Death Knell For QUAD? AUKUS Is Doing What 'Asian NATO' Was Supposed To Do
In 2007, when Japanese PM Shinzo Abe proposed Quad, China was not the threat it is today
The Quadrilateral or the Quad grouping of countries was the brainchild of former Japanese Prime Minister Shinzo Abe. But back in 2007 when he proposed this coming together of Australia, the US, Japan and India, there were very few takers for the grouping. And the simple reason for it was this: back in 2007, China was not the threat it is today.
China was not the bully in Asia that it is now, neither did it have global hegemonic ambitions. Shinzo Abe was very clear about why he wanted this group of countries to come together. It was explicitly to counter a growing and assertive China. There was no other rationale for the grouping. Countering China was its raison d’etre.
Quad was not meant to be the forum that pushed back against climate change or a club of do-gooders gifting vaccines to the world. There’s a reason why China calls it the Asian NATO. Because it is. But last week, with the announcement of AUKUS, that singular raison d’etre of Quad has been killed.

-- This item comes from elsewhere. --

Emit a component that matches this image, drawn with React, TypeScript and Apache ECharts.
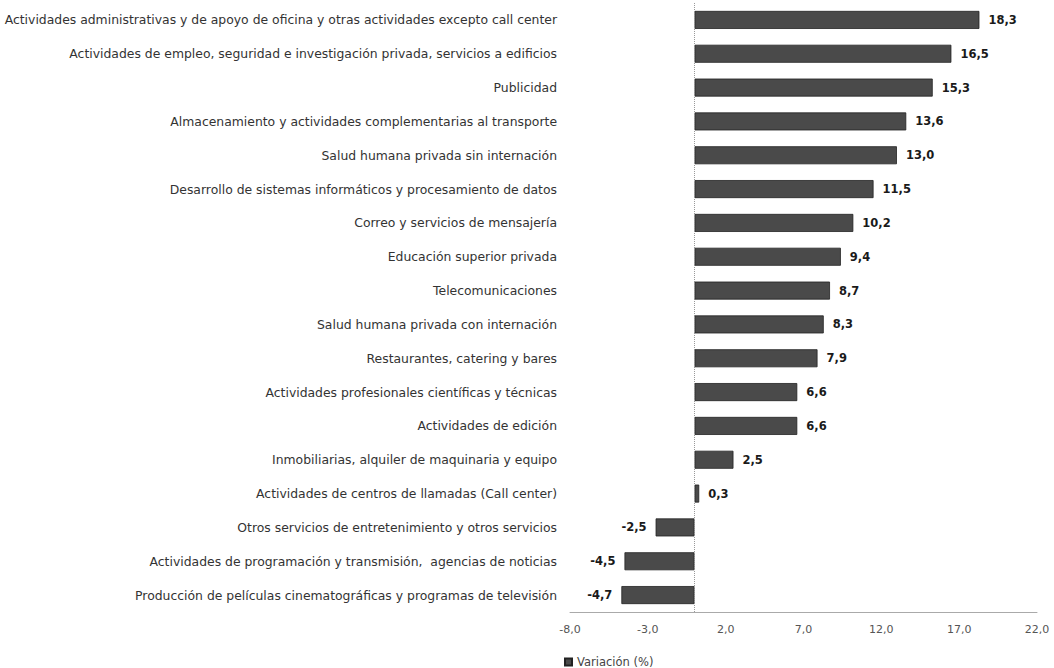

The list of discussion points for the first ever in-person Quad summit have been classified under four buckets: climate change, emerging technologies, vaccine development and public health. These are the top four issues that the leaders of the big democracies in the Indo-Pacific will be discussing. That’s not what Shinzo Abe would have discussed.
While these are all noble, and perhaps, important topics to discuss, this is not what is going to deter an assertive China. What is going to deter Beijing is if it is made to realise that the cost of confrontation is too high to pay. That’s what Quad was meant to do. But it has floundered.
However, that is exactly what AUKUS is doing. By equipping Australia with a nuclear powered submarine, and by allowing British submarines to park in an Australian base, that is exactly what AUKUS will do: counter China.
This sends out a loud and clear message to Beijing. The next time you try to bully smaller countries like Vietnam or Philippines in the South China Sea or run bombers past the Taiwan Straits, you better think twice because the battlefield just changed. Someone just brought a machine gun to a pistol fight.
Of the four Quad countries, US and Australia are already military allies, so that ticks a big box. The Japan and US are treaty allies wherein if Japan is attacked by China, then the US is treaty bound to defend it. Yes, there is still the issue of Japan’s pacifist constitution which will still hold back the full extent of military co-operation with the US and other strategic partners. But the only country which will be tooth and nail opposed to any kind of military alliance with the US or any other member of the Quad will be India.
It does not matter whether a right or left-leaning government is in office. This one thing they both agree on. What good are the Malabar exercises which now includes both Australia and Japan, if in the real world, it doesn’t translate into a brotherly code of defending each other when the enemy attacks.
Hypothetically, if China were to attack a Sri Lankan vessel or a Maldivian boat and if these countries turn towards big brother India, what would we do then? Are we better off standing up to the dragon alone? Wouldn’t India be better off if it were to have the backing of three other big military powers? If the Quad needs to live up to what it was founded for, then all four countries, and India in particular, needs to shed its reticence to deeper military co-operation.